# Data
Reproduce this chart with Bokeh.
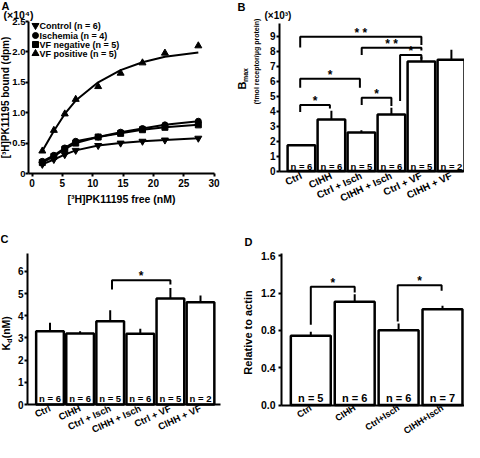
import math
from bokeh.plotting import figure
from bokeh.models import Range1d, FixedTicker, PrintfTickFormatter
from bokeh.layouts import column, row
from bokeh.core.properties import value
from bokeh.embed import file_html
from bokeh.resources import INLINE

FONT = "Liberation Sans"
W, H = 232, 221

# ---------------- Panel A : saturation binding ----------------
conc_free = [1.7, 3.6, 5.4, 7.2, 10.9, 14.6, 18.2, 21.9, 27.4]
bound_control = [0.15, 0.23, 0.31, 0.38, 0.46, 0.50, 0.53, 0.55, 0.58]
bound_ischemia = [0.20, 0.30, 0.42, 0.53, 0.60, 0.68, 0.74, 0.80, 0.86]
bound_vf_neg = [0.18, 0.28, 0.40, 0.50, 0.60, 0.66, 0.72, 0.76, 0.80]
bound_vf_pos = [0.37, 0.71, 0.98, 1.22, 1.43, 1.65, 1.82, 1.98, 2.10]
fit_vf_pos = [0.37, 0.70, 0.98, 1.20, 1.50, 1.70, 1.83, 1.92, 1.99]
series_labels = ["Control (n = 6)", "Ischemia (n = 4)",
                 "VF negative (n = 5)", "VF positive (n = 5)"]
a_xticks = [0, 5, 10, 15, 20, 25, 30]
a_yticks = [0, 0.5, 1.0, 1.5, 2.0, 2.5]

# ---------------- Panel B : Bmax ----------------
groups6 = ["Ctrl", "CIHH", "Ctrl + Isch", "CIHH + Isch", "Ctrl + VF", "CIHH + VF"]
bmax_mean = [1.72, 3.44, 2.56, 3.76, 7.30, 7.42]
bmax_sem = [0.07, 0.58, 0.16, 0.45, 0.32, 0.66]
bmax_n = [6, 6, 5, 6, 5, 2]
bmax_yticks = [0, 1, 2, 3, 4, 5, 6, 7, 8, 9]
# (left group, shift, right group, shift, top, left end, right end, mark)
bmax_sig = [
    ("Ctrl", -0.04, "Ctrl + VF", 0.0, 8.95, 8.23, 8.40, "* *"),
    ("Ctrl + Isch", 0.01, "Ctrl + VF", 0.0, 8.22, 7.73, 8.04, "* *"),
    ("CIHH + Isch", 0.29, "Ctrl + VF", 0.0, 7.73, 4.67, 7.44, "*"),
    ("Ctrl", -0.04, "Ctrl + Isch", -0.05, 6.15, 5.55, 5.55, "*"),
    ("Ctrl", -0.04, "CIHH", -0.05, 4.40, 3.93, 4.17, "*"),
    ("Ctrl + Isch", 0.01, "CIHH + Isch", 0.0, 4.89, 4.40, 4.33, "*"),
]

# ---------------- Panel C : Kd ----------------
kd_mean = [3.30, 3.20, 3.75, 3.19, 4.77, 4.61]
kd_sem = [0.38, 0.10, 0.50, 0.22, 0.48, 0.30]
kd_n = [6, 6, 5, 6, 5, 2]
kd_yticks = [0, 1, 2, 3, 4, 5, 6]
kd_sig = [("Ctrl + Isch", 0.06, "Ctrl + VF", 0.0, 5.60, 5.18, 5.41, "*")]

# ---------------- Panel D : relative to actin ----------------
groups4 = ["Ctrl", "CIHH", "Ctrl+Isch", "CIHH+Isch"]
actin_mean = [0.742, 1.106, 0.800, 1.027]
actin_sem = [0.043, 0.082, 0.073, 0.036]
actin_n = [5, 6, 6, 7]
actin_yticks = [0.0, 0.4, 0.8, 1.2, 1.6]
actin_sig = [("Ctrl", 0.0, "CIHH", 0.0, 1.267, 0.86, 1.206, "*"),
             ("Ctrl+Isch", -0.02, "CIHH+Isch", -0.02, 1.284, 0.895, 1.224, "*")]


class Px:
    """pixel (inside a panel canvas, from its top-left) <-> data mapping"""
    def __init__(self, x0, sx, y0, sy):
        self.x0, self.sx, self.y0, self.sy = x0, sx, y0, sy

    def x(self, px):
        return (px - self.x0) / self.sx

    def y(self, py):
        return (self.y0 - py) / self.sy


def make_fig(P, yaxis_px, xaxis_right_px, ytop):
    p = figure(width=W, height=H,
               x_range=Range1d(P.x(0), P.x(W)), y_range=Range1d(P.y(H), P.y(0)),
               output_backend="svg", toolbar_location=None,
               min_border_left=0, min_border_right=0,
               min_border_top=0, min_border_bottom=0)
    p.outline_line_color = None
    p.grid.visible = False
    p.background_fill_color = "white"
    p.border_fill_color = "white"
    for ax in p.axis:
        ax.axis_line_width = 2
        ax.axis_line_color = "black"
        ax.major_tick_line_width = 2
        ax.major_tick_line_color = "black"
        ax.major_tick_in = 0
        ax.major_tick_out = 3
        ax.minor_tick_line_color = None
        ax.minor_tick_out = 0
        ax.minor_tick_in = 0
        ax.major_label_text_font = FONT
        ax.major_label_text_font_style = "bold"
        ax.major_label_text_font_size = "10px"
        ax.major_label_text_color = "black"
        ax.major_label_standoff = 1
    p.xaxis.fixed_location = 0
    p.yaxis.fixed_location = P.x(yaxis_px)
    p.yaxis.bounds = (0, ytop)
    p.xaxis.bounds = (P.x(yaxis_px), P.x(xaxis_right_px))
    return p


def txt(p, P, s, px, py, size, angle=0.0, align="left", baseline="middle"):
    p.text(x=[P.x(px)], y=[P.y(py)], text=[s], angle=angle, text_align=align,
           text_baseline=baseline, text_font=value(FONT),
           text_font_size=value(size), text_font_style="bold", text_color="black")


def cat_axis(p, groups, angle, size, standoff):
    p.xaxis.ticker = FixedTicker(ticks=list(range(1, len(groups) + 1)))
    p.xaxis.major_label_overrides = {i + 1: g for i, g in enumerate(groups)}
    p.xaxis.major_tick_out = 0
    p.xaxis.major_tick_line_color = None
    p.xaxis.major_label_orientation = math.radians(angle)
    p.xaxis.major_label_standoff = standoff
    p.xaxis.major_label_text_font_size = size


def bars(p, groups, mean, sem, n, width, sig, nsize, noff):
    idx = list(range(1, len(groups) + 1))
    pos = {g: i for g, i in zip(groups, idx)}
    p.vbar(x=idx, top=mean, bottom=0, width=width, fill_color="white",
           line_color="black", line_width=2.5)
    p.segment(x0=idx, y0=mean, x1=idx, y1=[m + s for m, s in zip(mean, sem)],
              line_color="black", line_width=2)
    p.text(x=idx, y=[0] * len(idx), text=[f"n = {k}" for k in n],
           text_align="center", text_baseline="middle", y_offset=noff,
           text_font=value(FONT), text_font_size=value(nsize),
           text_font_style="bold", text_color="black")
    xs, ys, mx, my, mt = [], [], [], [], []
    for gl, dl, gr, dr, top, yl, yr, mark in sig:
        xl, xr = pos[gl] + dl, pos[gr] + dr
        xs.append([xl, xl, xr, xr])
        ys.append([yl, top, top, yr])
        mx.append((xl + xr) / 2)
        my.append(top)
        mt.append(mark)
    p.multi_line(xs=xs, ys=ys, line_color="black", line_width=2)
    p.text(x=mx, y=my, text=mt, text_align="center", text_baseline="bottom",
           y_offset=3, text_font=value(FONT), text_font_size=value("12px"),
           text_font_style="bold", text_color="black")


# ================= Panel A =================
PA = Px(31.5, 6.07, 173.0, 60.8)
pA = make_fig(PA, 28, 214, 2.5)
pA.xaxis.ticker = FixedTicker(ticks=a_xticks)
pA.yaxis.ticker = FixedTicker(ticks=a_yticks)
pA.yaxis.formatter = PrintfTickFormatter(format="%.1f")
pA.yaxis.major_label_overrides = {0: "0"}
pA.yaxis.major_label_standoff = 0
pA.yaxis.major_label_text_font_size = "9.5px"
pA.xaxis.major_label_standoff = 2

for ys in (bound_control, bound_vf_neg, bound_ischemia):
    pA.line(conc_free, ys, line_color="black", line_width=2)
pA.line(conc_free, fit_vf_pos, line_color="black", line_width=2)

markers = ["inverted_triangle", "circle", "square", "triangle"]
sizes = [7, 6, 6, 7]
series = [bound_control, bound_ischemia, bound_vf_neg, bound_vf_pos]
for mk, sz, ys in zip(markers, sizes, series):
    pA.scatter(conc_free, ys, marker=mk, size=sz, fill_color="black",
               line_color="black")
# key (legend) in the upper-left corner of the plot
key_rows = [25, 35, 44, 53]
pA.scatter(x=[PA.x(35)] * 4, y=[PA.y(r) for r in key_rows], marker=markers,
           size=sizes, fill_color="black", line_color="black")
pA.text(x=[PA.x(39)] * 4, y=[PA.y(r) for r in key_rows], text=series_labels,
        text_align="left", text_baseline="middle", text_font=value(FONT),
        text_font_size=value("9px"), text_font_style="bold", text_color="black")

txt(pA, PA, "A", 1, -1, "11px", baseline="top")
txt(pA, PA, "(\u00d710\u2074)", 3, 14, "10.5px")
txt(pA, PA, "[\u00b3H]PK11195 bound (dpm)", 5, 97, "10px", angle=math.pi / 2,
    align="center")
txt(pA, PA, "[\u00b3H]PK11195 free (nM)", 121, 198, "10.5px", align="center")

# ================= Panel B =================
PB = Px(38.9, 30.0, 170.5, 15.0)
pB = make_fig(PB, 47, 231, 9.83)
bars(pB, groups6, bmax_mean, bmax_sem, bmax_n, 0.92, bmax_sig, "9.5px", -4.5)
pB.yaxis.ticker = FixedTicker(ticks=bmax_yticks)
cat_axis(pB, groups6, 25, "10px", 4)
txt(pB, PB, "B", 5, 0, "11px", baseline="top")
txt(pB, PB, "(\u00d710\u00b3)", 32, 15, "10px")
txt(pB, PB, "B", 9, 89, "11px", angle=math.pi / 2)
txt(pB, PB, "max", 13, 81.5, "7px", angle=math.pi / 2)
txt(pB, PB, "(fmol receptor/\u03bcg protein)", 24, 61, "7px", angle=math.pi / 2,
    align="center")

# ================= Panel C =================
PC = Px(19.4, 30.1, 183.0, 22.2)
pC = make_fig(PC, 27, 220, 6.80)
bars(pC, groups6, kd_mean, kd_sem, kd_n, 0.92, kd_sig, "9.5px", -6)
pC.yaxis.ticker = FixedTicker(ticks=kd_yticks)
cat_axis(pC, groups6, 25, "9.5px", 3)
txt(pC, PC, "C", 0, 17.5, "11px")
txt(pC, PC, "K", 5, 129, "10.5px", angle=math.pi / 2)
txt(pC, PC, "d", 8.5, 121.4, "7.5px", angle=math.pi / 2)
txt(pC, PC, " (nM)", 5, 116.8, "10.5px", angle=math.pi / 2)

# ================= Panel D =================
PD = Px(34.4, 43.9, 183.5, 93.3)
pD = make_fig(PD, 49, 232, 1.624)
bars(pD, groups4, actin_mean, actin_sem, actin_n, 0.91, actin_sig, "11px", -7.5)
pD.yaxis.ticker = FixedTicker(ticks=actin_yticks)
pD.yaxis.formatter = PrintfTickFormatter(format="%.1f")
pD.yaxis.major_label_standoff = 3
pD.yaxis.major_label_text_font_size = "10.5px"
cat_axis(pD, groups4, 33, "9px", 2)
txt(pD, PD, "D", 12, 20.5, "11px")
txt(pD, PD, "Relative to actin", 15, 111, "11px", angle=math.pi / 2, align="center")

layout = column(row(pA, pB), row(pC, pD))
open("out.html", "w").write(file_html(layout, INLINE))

# Work to be completed
With the pictures left out, restate word for word every line of the data above, from the first down to the line that contains "a_yticks = [0, 0.5, 1.0, 1.5, 2.0, 2.5]".

# Result below
Reproduce this chart with Bokeh.
import math
from bokeh.plotting import figure
from bokeh.models import Range1d, FixedTicker, PrintfTickFormatter
from bokeh.layouts import column, row
from bokeh.core.properties import value
from bokeh.embed import file_html
from bokeh.resources import INLINE

FONT = "Liberation Sans"
W, H = 232, 221

# ---------------- Panel A : saturation binding ----------------
conc_free = [1.7, 3.6, 5.4, 7.2, 10.9, 14.6, 18.2, 21.9, 27.4]
bound_control = [0.15, 0.23, 0.31, 0.38, 0.46, 0.50, 0.53, 0.55, 0.58]
bound_ischemia = [0.20, 0.30, 0.42, 0.53, 0.60, 0.68, 0.74, 0.80, 0.86]
bound_vf_neg = [0.18, 0.28, 0.40, 0.50, 0.60, 0.66, 0.72, 0.76, 0.80]
bound_vf_pos = [0.37, 0.71, 0.98, 1.22, 1.43, 1.65, 1.82, 1.98, 2.10]
fit_vf_pos = [0.37, 0.70, 0.98, 1.20, 1.50, 1.70, 1.83, 1.92, 1.99]
series_labels = ["Control (n = 6)", "Ischemia (n = 4)",
                 "VF negative (n = 5)", "VF positive (n = 5)"]
a_xticks = [0, 5, 10, 15, 20, 25, 30]
a_yticks = [0, 0.5, 1.0, 1.5, 2.0, 2.5]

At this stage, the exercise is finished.